Professors Lori Khatchadourian (NES) and Adam T. Smith (Anthropology), in collaboration with Ian Lindsay (Purdue), Alan Greene (Stanford), and Maureen Marshall (Illinois), were awarded a National Science Foundation Grant for their project: Fortifications and Long-Term Political Process in Bronze and Iron Age Southern Caucasia.
The proposed research investigates long-term shifts in fortress settlement systems, ancient warfare, and political transformation in the South Caucasus spanning ca.1500-200 BC, from the initial construction of hilltop forts during the Late Bronze Age, to their elaboration under Urartian imperial dominion, to their repudiation in the Achaemenid Iron III period.
Funding from NSF will support two seasons of systematic survey, test excavations, bioarchaeological research, materials analysis, and environmental reconstruction in the upper Kasakh River valley of northwestern Armenia, which hosts sites from the full range of Bronze and Iron Age periods. This research will investigate how shifting patterns of fortress construction and use, residential mobility, and site destruction and abandonment were factors in shaping political association. The research will examine ancient fortified landscapes and warfare as social and material conditions through which political processes unfold.
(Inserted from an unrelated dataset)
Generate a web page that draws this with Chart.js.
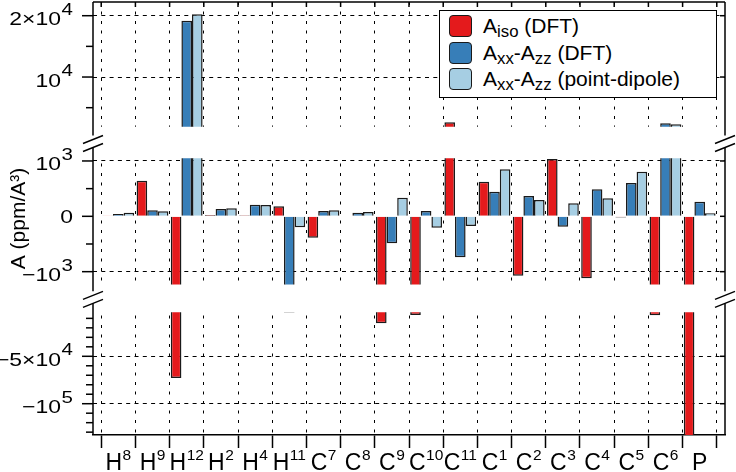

Its significance rests on three primary issues. First, this study will energize existing discussions of warfare in archaeology and anthropology by juxtaposing material indications of conflict with long-term patterns of settlement, political association, goods circulation and consumption, ritual practice, and social identity. In so doing, it will recast fortresses as more than just practical instruments in a material apparatus of force, but as vital in shaping political subjects and authority, as projects of communal labor, and as historically contingent objects of contestation and commemoration. Second, the proposed study will contribute essential time depth to dialogues seeking to lend social and historical context to contemporary regional conflicts, their impacts on the politics and identities of social groups, and the ties to place and polity among mobile communities. As persistent ethnic clashes continue to impact contemporary life, understanding the impact of war in the past can help frame the causes and implications of modern conflicts while shaping responses to them. Finally, this study marks the first attempt in the Caucasu to articulate the long-term history of conflict, settlement shifts, and social transformation in the region with both the broader regional trajectories of the Near East and more localized natural and anthropogenic environmental changes.